Este talvez seja um dos casos em que o recurso à PPP torna mais evidente a contradição entre o modelo de investimento e gestão privadas e o natureza intrínseca de um serviço público. A transformação de presídios em objeto de acumulação de capital coloca o encarceramento como elemento fundamental para a obtenção de receitas pelo investidor em busca de seu lucro. Quanto maior for o número de presos, maior será a rentabilidade do investimento. Quanto piores forem as condições dos mesmos, menor será a despesa e, portanto, maior a lucratividade do negócio. Esse objetivo vai totalmente na contramão da necessária mudança na política de segurança pública e de encarceramento.
É mais do que sabido que a composição da população carcerária brasileira é majoritariamente feita de jovens e negros, de acordo com dados do Fórum Brasileiro de Segurança Pública. Em 2022 havia 826 mil presos, sendo que os negros representavam 68% do total. O perfil mais jovem dessa parcela é demonstrado pela presença de 46% com idade entre 18 e 29 anos. Além disso, mais de 25% de todos os encarcerados estavam ainda em detenção provisória, sem julgamento nem condenação. A privatização dos presídios opera na lógica de aprofundar esse quadro de injustiças e desigualdades
A incorporação dos objetivos e dos métodos do neoliberalismo por governos progressistas e de esquerda só trouxe péssimos resultados na experiência internacional. Ainda está em tempo de Lula acordar para a necessidade de impedir que essa trilha seja adotada pelo seu governo.

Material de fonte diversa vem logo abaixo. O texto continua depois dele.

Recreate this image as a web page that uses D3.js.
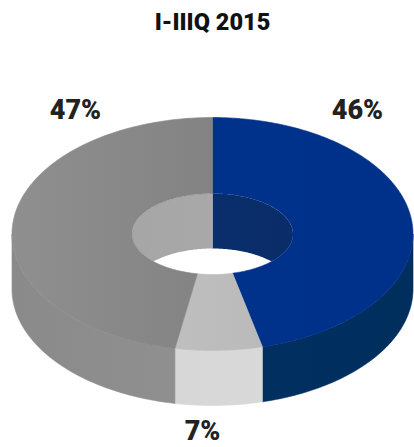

Projetos financeiros com incentivos tributários e garantias governamentais para as parcerias público-privadas não podem se converter na panaceia para as necessidades de recuperação do protagonismo do Estado brasileiro.
Paulo Kliass é doutor em economia e membro da carreira de Especialistas em Políticas Públicas e Gestão Governamental do governo federal.